A multi-author study published in the Public Opinion Quarterly found that racial and immigration efforts, not economics, explained the shift in white voting – in other words, this really was about racism.
That study found that the voters who switched to Trump scored highly on measures of racial hostility and xenophobia – and were not especially likely to be suffering economically.
“White voters with racially conservative or anti-immigrant attitudes switched votes to Trump at a higher rate than those with more liberal views on these issues,” the paper’s authors write. “We find little evidence that economic dislocation and marginality were significantly related to vote switching in 2016.”
The research here shows that, in 2016, Clinton won by 80 percent among Blacks and by 36 percent among Hispanics, but lost by 21 percent (around the same margin as Obama) among whites.
Sociologist Robin DeAngelo has coined the phrase “white fragility” to “describe the disbelieving defensiveness that white people exhibit when their ideas about race and racism are challenged—and particularly when they feel implicated in white supremacy.”

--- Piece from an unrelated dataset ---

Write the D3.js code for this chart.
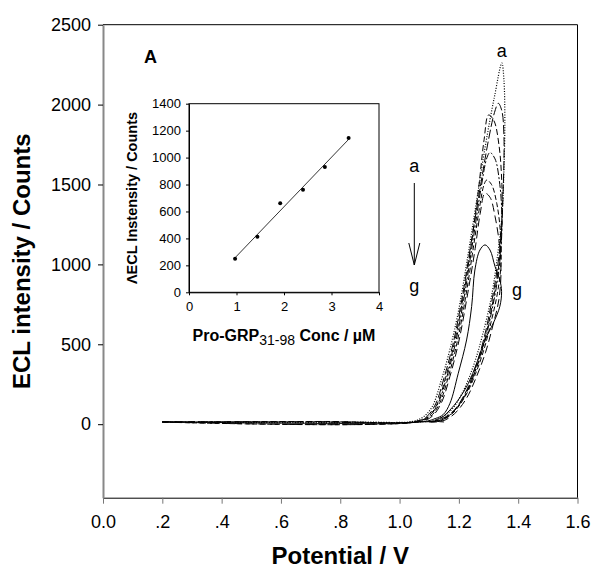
<!DOCTYPE html>
<html>
<head>
<meta charset="utf-8">
<script src="https://cdn.jsdelivr.net/npm/d3@7"></script>
<style>
  body { margin: 0; background: #fff; }
  text { font-family: "Liberation Sans", Arial, sans-serif; fill: #000; }
</style>
</head>
<body>
<div id="chart"></div>
<script>
// main panel: ECL intensity vs potential, curves a..g
var curve_names = ["a", "b", "c", "d", "e", "f", "g"];
var curve_a = [[0.2,14],[0.6,12],[0.9,13],[1.04,16],[1.08,45],[1.11,110],[1.14,270],[1.17,470],[1.20,720],[1.23,1050],[1.26,1400],[1.29,1750],[1.32,2050],[1.345,2260],
  [1.352,2150],[1.355,1900],[1.352,1600],[1.345,1300],[1.33,1050],[1.31,800],[1.28,560],[1.25,370],[1.21,190],[1.17,80],[1.12,25],[1.06,14],[0.2,13]];
var curve_b = [[0.2,15],[0.7,14],[1.05,16],[1.09,45],[1.12,120],[1.15,290],[1.18,500],[1.21,780],[1.24,1120],[1.27,1460],[1.30,1780],[1.32,1950],[1.333,2008],
  [1.345,1960],[1.352,1800],[1.35,1500],[1.343,1200],[1.33,980],[1.31,760],[1.285,540],[1.255,350],[1.22,190],[1.18,80],[1.13,25],[1.07,15]];
var curve_c = [[0.2,13],[0.75,17],[1.05,15],[1.095,45],[1.125,120],[1.155,290],[1.185,510],[1.215,800],[1.24,1100],[1.265,1450],[1.285,1780],[1.30,1935],
  [1.318,1900],[1.335,1750],[1.345,1500],[1.345,1250],[1.335,1000],[1.315,770],[1.29,550],[1.26,360],[1.225,195],[1.185,85],[1.14,28],[1.08,15]];
var curve_d = [[0.2,14],[0.78,15],[1.06,16],[1.10,50],[1.13,130],[1.16,300],[1.19,520],[1.22,820],[1.25,1180],[1.275,1480],[1.295,1670],[1.305,1700],
  [1.322,1660],[1.338,1500],[1.345,1300],[1.342,1100],[1.33,900],[1.31,700],[1.285,500],[1.255,330],[1.22,180],[1.18,75],[1.14,25],[1.09,15]];
var curve_e = [[0.2,13],[1.065,16],[1.105,50],[1.135,130],[1.165,300],[1.195,520],[1.225,820],[1.25,1120],[1.27,1360],[1.285,1500],[1.294,1528],
  [1.31,1500],[1.328,1380],[1.34,1200],[1.342,1000],[1.33,820],[1.31,650],[1.285,470],[1.255,310],[1.22,170],[1.18,70],[1.14,22],[1.10,14]];
var curve_f = [[0.2,14],[1.07,16],[1.11,50],[1.14,130],[1.17,300],[1.20,520],[1.23,820],[1.255,1100],[1.272,1320],[1.288,1445],
  [1.305,1420],[1.322,1300],[1.337,1120],[1.342,950],[1.335,780],[1.315,620],[1.29,450],[1.26,300],[1.225,160],[1.185,65],[1.145,20],[1.10,14]];
var curve_g = [[0.2,15],[1.08,16],[1.12,35],[1.147,60],[1.17,131],[1.198,319],[1.226,527],[1.243,736],[1.254,965],[1.271,1090],[1.288,1122],
  [1.305,1090],[1.322,986],[1.338,903],[1.344,830],[1.338,736],[1.316,632],[1.288,527],[1.26,382],[1.232,256],[1.198,152],[1.17,89],[1.147,48],[1.12,22],[1.15,14]];
var x_ticks = [0, 0.2, 0.4, 0.6, 0.8, 1.0, 1.2, 1.4, 1.6];
var x_tick_labels = ["0.0", ".2", ".4", ".6", ".8", "1.0", "1.2", "1.4", "1.6"];
var y_ticks = [0, 500, 1000, 1500, 2000, 2500];

// inset: delta ECL vs concentration
var conc = [0.97, 1.44, 1.92, 2.40, 2.86, 3.36];
var delta_ecl = [249, 413, 661, 762, 930, 1145];
var inset_x_ticks = [0, 1, 2, 3, 4];
var inset_y_ticks = [0, 200, 400, 600, 800, 1000, 1200, 1400];

var width = 592, height = 570;

var svg = d3.select("#chart").append("svg")
  .attr("width", width).attr("height", height);

var x = d3.scaleLinear().domain([0, 1.6]).range([103, 577.5]);
var y = d3.scaleLinear().domain([-460, 2500]).range([497.7, 24.7]);

var curves = [curve_a, curve_b, curve_c, curve_d, curve_e, curve_f, curve_g];
var dashes = ["1,1.6", "9,3", "6,3", "7,2,2,2", "5,2.5", "8,4", null];

var line = d3.line()
  .x(function(d){ return x(d[0]); })
  .y(function(d){ return y(d[1]); })
  .curve(d3.curveCatmullRom.alpha(0.5));

svg.append("g").selectAll("path")
  .data(curves)
  .enter().append("path")
  .attr("d", line)
  .attr("fill", "none")
  .attr("stroke", "#000")
  .attr("stroke-width", function(d, i){ return i == 0 ? 1.2 : 1; })
  .attr("stroke-dasharray", function(d, i){ return dashes[i]; });

// frame
svg.append("line").attr("x1", x(0)).attr("x2", x(1.6)).attr("y1", y(2500)).attr("y2", y(2500)).attr("stroke", "#000");
svg.append("line").attr("x1", x(1.6)).attr("x2", x(1.6)).attr("y1", y(2500)).attr("y2", y(-460)).attr("stroke", "#000");

// axes
var xAxis = svg.append("g")
  .attr("transform", "translate(0," + y(-460) + ")")
  .call(d3.axisBottom(x).tickValues(x_ticks).tickFormat(function(d, i){ return x_tick_labels[i]; }).tickSize(6).tickSizeOuter(0));
xAxis.select(".domain").attr("stroke", "#000");
xAxis.selectAll(".tick line").attr("stroke", "#777");
xAxis.selectAll(".tick text").attr("font-size", 18).attr("dy", null).attr("y", 30.5)
  .style("font-family", '"Liberation Sans", Arial, sans-serif');

var yAxis = svg.append("g")
  .attr("transform", "translate(" + x(0) + ",0)")
  .call(d3.axisLeft(y).tickValues(y_ticks).tickFormat(d3.format("d")).tickSize(5).tickSizeOuter(0));
yAxis.select(".domain").attr("stroke", "#888").attr("stroke-width", 2);
yAxis.selectAll(".tick line").attr("stroke", "#000");
yAxis.selectAll(".tick text").attr("font-size", 18).attr("x", -12)
  .style("font-family", '"Liberation Sans", Arial, sans-serif');

svg.append("text").attr("x", (x(0) + x(1.6)) / 2).attr("y", 564)
  .attr("text-anchor", "middle").attr("font-size", 24).attr("font-weight", "bold")
  .text("Potential / V");
svg.append("text")
  .attr("transform", "translate(30," + (y(-460) + y(2500)) / 2 + ") rotate(-90)")
  .attr("text-anchor", "middle").attr("font-size", 24).attr("font-weight", "bold")
  .text("ECL intensity / Counts");

svg.append("text").attr("x", 144).attr("y", 63).attr("font-size", 18).attr("font-weight", "bold").text("A");

// curve labels and arrow
svg.append("text").attr("x", x(1.345)).attr("y", 57).attr("text-anchor", "middle").attr("font-size", 18).text("a");
svg.append("text").attr("x", 517).attr("y", 296).attr("text-anchor", "middle").attr("font-size", 18).text("g");
var ax = 414.3;
svg.append("text").attr("x", ax).attr("y", 172).attr("text-anchor", "middle").attr("font-size", 18).text("a");
svg.append("text").attr("x", ax).attr("y", 292).attr("text-anchor", "middle").attr("font-size", 18).text("g");
svg.append("line").attr("x1", ax).attr("x2", ax).attr("y1", 183).attr("y2", 265).attr("stroke", "#000");
svg.append("path").attr("d", "M" + (ax - 5.5) + ",243L" + ax + ",265L" + (ax + 5.5) + ",243")
  .attr("fill", "none").attr("stroke", "#000");

// inset
var ix = d3.scaleLinear().domain([0, 4]).range([189, 379]);
var iy = d3.scaleLinear().domain([0, 1400]).range([292.3, 103.7]);
var inset = svg.append("g");
inset.append("rect").attr("x", ix(0)).attr("y", iy(1400)).attr("width", ix(4) - ix(0)).attr("height", iy(0) - iy(1400))
  .attr("fill", "#fff").attr("stroke", "#000");

var ixAxis = inset.append("g").attr("transform", "translate(0," + iy(0) + ")")
  .call(d3.axisBottom(ix).tickValues(inset_x_ticks).tickFormat(d3.format("d")).tickSize(3).tickSizeOuter(0));
ixAxis.selectAll(".tick text").attr("font-size", 13).attr("y", 9)
  .style("font-family", '"Liberation Sans", Arial, sans-serif');
var iyAxis = inset.append("g").attr("transform", "translate(" + ix(0) + ",0)")
  .call(d3.axisLeft(iy).tickValues(inset_y_ticks).tickFormat(d3.format("d")).tickSize(3).tickSizeOuter(0));
iyAxis.selectAll(".tick text").attr("font-size", 13).attr("x", -8)
  .style("font-family", '"Liberation Sans", Arial, sans-serif');

// least squares fit of the inset points
var mx = d3.mean(conc), my = d3.mean(delta_ecl);
var sxy = d3.sum(conc, function(c, i){ return (c - mx) * (delta_ecl[i] - my); });
var sxx = d3.sum(conc, function(c){ return (c - mx) * (c - mx); });
var slope = sxy / sxx, icept = my - slope * mx;
var fit_x = [d3.min(conc), d3.max(conc)];
inset.append("line")
  .attr("x1", ix(fit_x[0])).attr("y1", iy(icept + slope * fit_x[0]))
  .attr("x2", ix(fit_x[1])).attr("y2", iy(icept + slope * fit_x[1]))
  .attr("stroke", "#333").attr("stroke-width", 1);

inset.selectAll("circle").data(conc).enter().append("circle")
  .attr("cx", function(d){ return ix(d); })
  .attr("cy", function(d, i){ return iy(delta_ecl[i]); })
  .attr("r", 2).attr("fill", "#000");

var ixt = inset.append("text").attr("x", (ix(0) + ix(4)) / 2).attr("y", 341)
  .attr("text-anchor", "middle").attr("font-size", 16).attr("font-weight", "bold");
ixt.append("tspan").text("Pro-GRP");
ixt.append("tspan").attr("font-size", 14).attr("font-weight", "normal").attr("dy", 4).text("31-98");
ixt.append("tspan").attr("dy", -4).text(" Conc / \u00b5M");

inset.append("text")
  .attr("transform", "translate(137," + (iy(0) + iy(1400)) / 2 + ") rotate(-90)")
  .attr("text-anchor", "middle").attr("font-size", 14.5).attr("font-weight", "bold")
  .text("\u039bECL Instensity / Counts");
</script>
</body>
</html>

The concept fits my experience, but the term is probably not the best idea to describe a group of people that are reflexively defensive every time the issue gets raised.
As she points out, most “white people are sensationally, histrionically bad at discussing racism.” Their reactions form predictable patterns: “they will insist that they ‘were taught to treat everyone the same,’ that they are ‘color-blind,’ that they ‘don’t care if you are pink, purple, or polka-dotted.’ They will point to friends and family members of color, a history of civil-rights activism, or a more ‘salient’ issue, such as class or gender.”
Once again, if you look at politics there are in fact differences in voting patterns on issues like class, gender, and education level – they are mediated by race.
As I watch the debate on district elections, it becomes evident that groups of people in this community experience the world very differently. How we bridge that gap is less clear.